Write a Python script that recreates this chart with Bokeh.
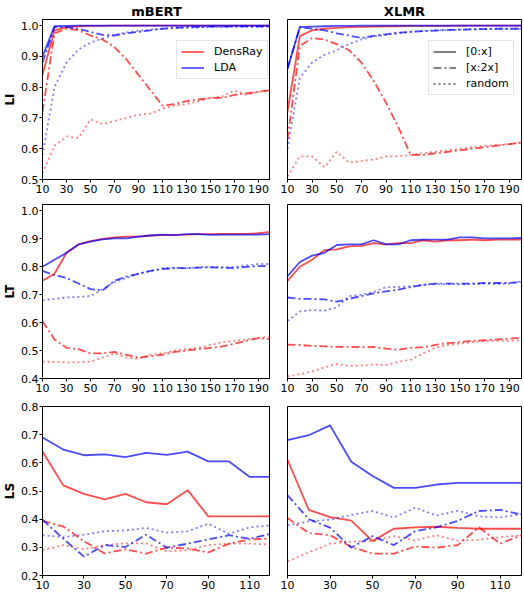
from bokeh.plotting import figure
from bokeh.layouts import column, row
from bokeh.models import Range1d, FixedTicker, Legend, LegendItem, PrintfTickFormatter, ColumnDataSource
from bokeh.embed import file_html
from bokeh.resources import INLINE

# ---------------- data ----------------
x_long = [10, 20, 30, 40, 50, 60, 70, 80, 90, 100, 110, 120, 130, 140, 150, 160, 170, 180, 190, 200]
x_short = [10, 20, 30, 40, 50, 60, 70, 80, 90, 100, 110, 120]
xticks_long = [10, 30, 50, 70, 90, 110, 130, 150, 170, 190]
xticks_short = [10, 30, 50, 70, 90, 110]
yticks_li = [0.5, 0.6, 0.7, 0.8, 0.9, 1.0]
yticks_lt = [0.4, 0.5, 0.6, 0.7, 0.8, 0.9, 1.0]
yticks_ls = [0.2, 0.3, 0.4, 0.5, 0.6, 0.7, 0.8]
methods = ["DensRay", "LDA"]
styles = ["[0:x]", "[x:2x]", "random"]
columns_titles = ["mBERT", "XLMR"]
row_labels = ["LI", "LT", "LS"]

# mBERT LI
mbert_li_densray_0x = [0.84, 0.985, 0.995, 0.998, 0.999, 0.999, 1.0, 1.0, 1.0, 1.0, 1.0, 1.0, 1.0, 1.0, 1.0, 1.0, 1.0, 1.0, 1.0, 1.0]
mbert_li_densray_x2x = [0.72, 0.975, 0.99, 0.985, 0.968, 0.955, 0.93, 0.89, 0.84, 0.79, 0.74, 0.745, 0.755, 0.76, 0.765, 0.765, 0.775, 0.78, 0.785, 0.79]
mbert_li_densray_rand = [0.52, 0.61, 0.64, 0.635, 0.695, 0.68, 0.69, 0.70, 0.71, 0.715, 0.73, 0.74, 0.745, 0.755, 0.765, 0.77, 0.79, 0.775, 0.785, 0.79]
mbert_li_lda_0x = [0.90, 0.998, 0.999, 1.0, 1.0, 1.0, 1.0, 1.0, 1.0, 1.0, 1.0, 1.0, 1.0, 1.0, 1.0, 1.0, 1.0, 1.0, 1.0, 1.0]
mbert_li_lda_x2x = [0.88, 0.995, 0.995, 0.99, 0.98, 0.97, 0.968, 0.975, 0.98, 0.985, 0.99, 0.993, 0.995, 0.996, 0.997, 0.997, 0.998, 0.998, 0.998, 0.998]
mbert_li_lda_rand = [0.58, 0.80, 0.88, 0.922, 0.945, 0.958, 0.97, 0.978, 0.983, 0.987, 0.99, 0.992, 0.993, 0.994, 0.995, 0.995, 0.996, 0.996, 0.996, 0.997]

# XLMR LI
xlmr_li_densray_0x = [0.72, 0.966, 0.985, 0.99, 0.993, 0.995, 0.996, 0.997, 0.998, 0.998, 0.999, 0.999, 0.999, 0.999, 1.0, 1.0, 1.0, 1.0, 1.0, 1.0]
xlmr_li_densray_x2x = [0.63, 0.934, 0.96, 0.955, 0.94, 0.92, 0.88, 0.82, 0.75, 0.67, 0.58, 0.58, 0.585, 0.59, 0.595, 0.60, 0.605, 0.61, 0.615, 0.62]
xlmr_li_densray_rand = [0.51, 0.575, 0.575, 0.54, 0.59, 0.555, 0.56, 0.565, 0.575, 0.575, 0.58, 0.585, 0.59, 0.595, 0.60, 0.605, 0.61, 0.612, 0.615, 0.62]
xlmr_li_lda_0x = [0.86, 0.995, 0.997, 0.998, 0.999, 0.999, 1.0, 1.0, 1.0, 1.0, 1.0, 1.0, 1.0, 1.0, 1.0, 1.0, 1.0, 1.0, 1.0, 1.0]
xlmr_li_lda_x2x = [0.86, 0.995, 0.99, 0.985, 0.975, 0.968, 0.96, 0.967, 0.972, 0.977, 0.98, 0.982, 0.984, 0.986, 0.987, 0.988, 0.989, 0.99, 0.99, 0.99]
xlmr_li_lda_rand = [0.60, 0.83, 0.88, 0.905, 0.92, 0.94, 0.955, 0.965, 0.97, 0.975, 0.98, 0.983, 0.985, 0.986, 0.987, 0.988, 0.989, 0.99, 0.99, 0.99]

# mBERT LT
mbert_lt_densray_0x = [0.75, 0.775, 0.85, 0.88, 0.892, 0.90, 0.905, 0.908, 0.908, 0.912, 0.913, 0.914, 0.915, 0.917, 0.917, 0.918, 0.918, 0.918, 0.92, 0.925]
mbert_lt_densray_x2x = [0.605, 0.54, 0.51, 0.505, 0.49, 0.49, 0.495, 0.485, 0.475, 0.48, 0.485, 0.495, 0.50, 0.505, 0.51, 0.515, 0.525, 0.535, 0.545, 0.54]
mbert_lt_densray_rand = [0.46, 0.46, 0.458, 0.458, 0.46, 0.475, 0.49, 0.475, 0.47, 0.485, 0.49, 0.50, 0.505, 0.51, 0.52, 0.53, 0.535, 0.54, 0.545, 0.55]
mbert_lt_lda_0x = [0.80, 0.825, 0.85, 0.88, 0.89, 0.898, 0.902, 0.902, 0.908, 0.912, 0.915, 0.913, 0.917, 0.917, 0.914, 0.915, 0.915, 0.915, 0.915, 0.917]
mbert_lt_lda_x2x = [0.785, 0.77, 0.76, 0.74, 0.72, 0.715, 0.75, 0.765, 0.775, 0.785, 0.792, 0.795, 0.795, 0.797, 0.798, 0.797, 0.795, 0.80, 0.802, 0.803]
mbert_lt_lda_rand = [0.68, 0.685, 0.69, 0.692, 0.695, 0.72, 0.745, 0.76, 0.775, 0.785, 0.795, 0.797, 0.795, 0.798, 0.80, 0.798, 0.80, 0.805, 0.81, 0.81]

# XLMR LT
xlmr_lt_densray_0x = [0.749, 0.80, 0.825, 0.86, 0.862, 0.873, 0.875, 0.885, 0.88, 0.885, 0.885, 0.895, 0.89, 0.895, 0.895, 0.897, 0.895, 0.897, 0.897, 0.897]
xlmr_lt_densray_x2x = [0.521, 0.52, 0.517, 0.515, 0.513, 0.513, 0.512, 0.513, 0.507, 0.503, 0.51, 0.512, 0.52, 0.527, 0.53, 0.535, 0.537, 0.54, 0.542, 0.547]
xlmr_lt_densray_rand = [0.408, 0.415, 0.425, 0.44, 0.452, 0.445, 0.447, 0.45, 0.448, 0.46, 0.467, 0.49, 0.51, 0.52, 0.525, 0.53, 0.535, 0.535, 0.535, 0.537]
xlmr_lt_lda_0x = [0.766, 0.817, 0.84, 0.85, 0.878, 0.88, 0.88, 0.895, 0.88, 0.88, 0.895, 0.897, 0.897, 0.897, 0.905, 0.905, 0.902, 0.902, 0.902, 0.903]
xlmr_lt_lda_x2x = [0.69, 0.685, 0.685, 0.683, 0.675, 0.685, 0.695, 0.705, 0.712, 0.718, 0.727, 0.735, 0.74, 0.74, 0.74, 0.74, 0.742, 0.742, 0.742, 0.745]
xlmr_lt_lda_rand = [0.606, 0.64, 0.645, 0.643, 0.655, 0.695, 0.70, 0.71, 0.727, 0.728, 0.73, 0.735, 0.738, 0.738, 0.737, 0.738, 0.74, 0.738, 0.74, 0.748]

# mBERT LS
mbert_ls_densray_0x = [0.64, 0.52, 0.49, 0.47, 0.49, 0.46, 0.453, 0.503, 0.41, 0.41, 0.41, 0.41]
mbert_ls_densray_x2x = [0.394, 0.374, 0.322, 0.278, 0.293, 0.278, 0.299, 0.296, 0.282, 0.313, 0.328, 0.331]
mbert_ls_densray_rand = [0.29, 0.308, 0.293, 0.308, 0.314, 0.314, 0.286, 0.29, 0.308, 0.313, 0.313, 0.31]
mbert_ls_lda_0x = [0.69, 0.647, 0.627, 0.63, 0.62, 0.635, 0.628, 0.64, 0.605, 0.605, 0.55, 0.55]
mbert_ls_lda_x2x = [0.398, 0.331, 0.267, 0.308, 0.301, 0.345, 0.299, 0.313, 0.328, 0.343, 0.33, 0.348]
mbert_ls_lda_rand = [0.343, 0.336, 0.345, 0.357, 0.36, 0.369, 0.352, 0.357, 0.384, 0.348, 0.371, 0.378]

# XLMR LS
xlmr_ls_densray_0x = [0.611, 0.433, 0.407, 0.395, 0.322, 0.366, 0.371, 0.373, 0.369, 0.366, 0.366, 0.366]
xlmr_ls_densray_x2x = [0.404, 0.351, 0.343, 0.301, 0.278, 0.278, 0.303, 0.299, 0.308, 0.371, 0.313, 0.343]
xlmr_ls_densray_rand = [0.25, 0.282, 0.313, 0.32, 0.322, 0.34, 0.324, 0.343, 0.324, 0.327, 0.336, 0.343]
xlmr_ls_lda_0x = [0.681, 0.698, 0.733, 0.604, 0.553, 0.511, 0.511, 0.523, 0.529, 0.529, 0.529, 0.529]
xlmr_ls_lda_x2x = [0.485, 0.40, 0.37, 0.299, 0.34, 0.308, 0.357, 0.371, 0.394, 0.429, 0.433, 0.416]
xlmr_ls_lda_rand = [0.378, 0.392, 0.398, 0.415, 0.429, 0.406, 0.441, 0.413, 0.43, 0.41, 0.406, 0.418]

panels = [
    [(x_long, [[mbert_li_densray_0x, mbert_li_densray_x2x, mbert_li_densray_rand],
               [mbert_li_lda_0x, mbert_li_lda_x2x, mbert_li_lda_rand]]),
     (x_long, [[xlmr_li_densray_0x, xlmr_li_densray_x2x, xlmr_li_densray_rand],
               [xlmr_li_lda_0x, xlmr_li_lda_x2x, xlmr_li_lda_rand]])],
    [(x_long, [[mbert_lt_densray_0x, mbert_lt_densray_x2x, mbert_lt_densray_rand],
               [mbert_lt_lda_0x, mbert_lt_lda_x2x, mbert_lt_lda_rand]]),
     (x_long, [[xlmr_lt_densray_0x, xlmr_lt_densray_x2x, xlmr_lt_densray_rand],
               [xlmr_lt_lda_0x, xlmr_lt_lda_x2x, xlmr_lt_lda_rand]])],
    [(x_short, [[mbert_ls_densray_0x, mbert_ls_densray_x2x, mbert_ls_densray_rand],
                [mbert_ls_lda_0x, mbert_ls_lda_x2x, mbert_ls_lda_rand]]),
     (x_short, [[xlmr_ls_densray_0x, xlmr_ls_densray_x2x, xlmr_ls_densray_rand],
                [xlmr_ls_lda_0x, xlmr_ls_lda_x2x, xlmr_ls_lda_rand]])],
]
row_xranges = [(10, 200), (10, 200), (10, 120)]
row_yranges = [(0.5, 1.02), (0.4, 1.023), (0.2, 0.8)]
row_xticks = [xticks_long, xticks_long, xticks_short]
row_yticks = [yticks_li, yticks_lt, yticks_ls]

# ---------------- style ----------------
FONT = "DejaVu Sans"
method_colors = ["#ff0000", "#0000ff"]
style_dash = ["solid", "8 3 2 3", "2 3"]
style_alpha = [0.7, 0.7, 0.5]
frame_heights = [160, 174, 169]
top_borders = [0, 9, 12]
LEFT_BORDER = 34
left_frame_w = 270 - 8 - LEFT_BORDER
right_frame_w = 234

figs = []
for r in range(3):
    row_figs = []
    for c in range(2):
        xs, series = panels[r][c]
        p = figure(
            output_backend="svg", toolbar_location=None,
            frame_width=left_frame_w if c == 0 else right_frame_w,
            frame_height=frame_heights[r],
            x_range=Range1d(*row_xranges[r]), y_range=Range1d(*row_yranges[r]),
            min_border_left=LEFT_BORDER if c == 0 else 17,
            min_border_right=0 if c == 0 else 2,
            min_border_top=top_borders[r], min_border_bottom=0,
            background_fill_color="white", border_fill_color="white",
        )
        p.grid.visible = False
        p.outline_line_color = "black"
        p.outline_line_width = 1
        p.outline_line_alpha = 1
        p.xaxis.ticker = FixedTicker(ticks=row_xticks[r])
        p.yaxis.ticker = FixedTicker(ticks=row_yticks[r])
        p.yaxis.formatter = PrintfTickFormatter(format="%.1f")
        for ax in [p.xaxis[0], p.yaxis[0]]:
            ax.major_label_text_font = FONT
            ax.major_label_text_font_size = "11px"
            ax.major_label_text_color = "black"
            ax.minor_tick_line_color = None
            ax.major_tick_out = 3
            ax.major_tick_in = 0
            ax.major_label_standoff = 2
            ax.axis_line_color = "black"
            ax.major_tick_line_color = "black"
        p.yaxis.major_label_standoff = 1
        if c == 0:
            p.yaxis.axis_label = row_labels[r]
            p.yaxis.axis_label_text_font = FONT
            p.yaxis.axis_label_text_font_size = "12px"
            p.yaxis.axis_label_text_font_style = "bold"
            p.yaxis.axis_label_text_color = "black"
            p.yaxis.axis_label_standoff = 1
        else:
            p.yaxis.visible = False
        if r == 0:
            p.title.text = columns_titles[c]
            p.title.align = "center"
            p.title.text_font = FONT
            p.title.text_font_size = "13px"
            p.title.text_font_style = "bold"
            p.title.text_color = "black"
            p.title.standoff = 2

        for mi in range(2):
            for si in range(3):
                src = ColumnDataSource(dict(x=xs, y=series[mi][si]))
                p.line("x", "y", source=src, line_color=method_colors[mi],
                       line_width=1.8, line_alpha=style_alpha[si],
                       line_dash=style_dash[si])
        row_figs.append(p)
    figs.append(row_figs)

# legends (key renderers sit outside the visible x range)
off_x = [-1000, -990]
off_y = [0.0, 0.0]
p0 = figs[0][0]
lr = [p0.line(off_x, off_y, line_color=method_colors[i], line_width=1.2) for i in range(2)]
LEG_TOP = 23
LH = 13
SP = 3
PAD = 4
h1 = 2 * LH + SP + 2 * PAD
h2 = 3 * LH + 2 * SP + 2 * PAD
leg1 = Legend(items=[LegendItem(label=methods[i], renderers=[lr[i]]) for i in range(2)],
              location=(left_frame_w - 94, frame_heights[0] - LEG_TOP - h1))
p1 = figs[0][1]
sr = [p1.line(off_x, off_y, line_color="black", line_width=1.0, line_dash=style_dash[i])
      for i in range(3)]
leg2 = Legend(items=[LegendItem(label=styles[i], renderers=[sr[i]]) for i in range(3)],
              location=(right_frame_w - 93, frame_heights[0] - LEG_TOP - h2))
for lg in [leg1, leg2]:
    lg.label_text_font = FONT
    lg.label_text_font_size = "11px"
    lg.label_text_color = "black"
    lg.glyph_width = 23
    lg.glyph_height = LH
    lg.label_height = LH
    lg.label_standoff = 10
    lg.spacing = SP
    lg.padding = PAD
    lg.margin = 0
    lg.border_line_color = "#cccccc"
    lg.border_line_width = 1
    lg.background_fill_alpha = 0.85
p0.add_layout(leg1)
p1.add_layout(leg2)

layout = column(row(figs[0][0], figs[0][1]), row(figs[1][0], figs[1][1]), row(figs[2][0], figs[2][1]))
open("out.html", "w").write(file_html(layout, INLINE))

_ _ _

[Short problem]
Repeat the lines exactly as they stand, from the opening line of the data through the line with "from bokeh.resources import INLINE". Pictures stay out of the copy.

[Exercise solution]
Write a Python script that recreates this chart with Bokeh.
from bokeh.plotting import figure
from bokeh.layouts import column, row
from bokeh.models import Range1d, FixedTicker, Legend, LegendItem, PrintfTickFormatter, ColumnDataSource
from bokeh.embed import file_html
from bokeh.resources import INLINE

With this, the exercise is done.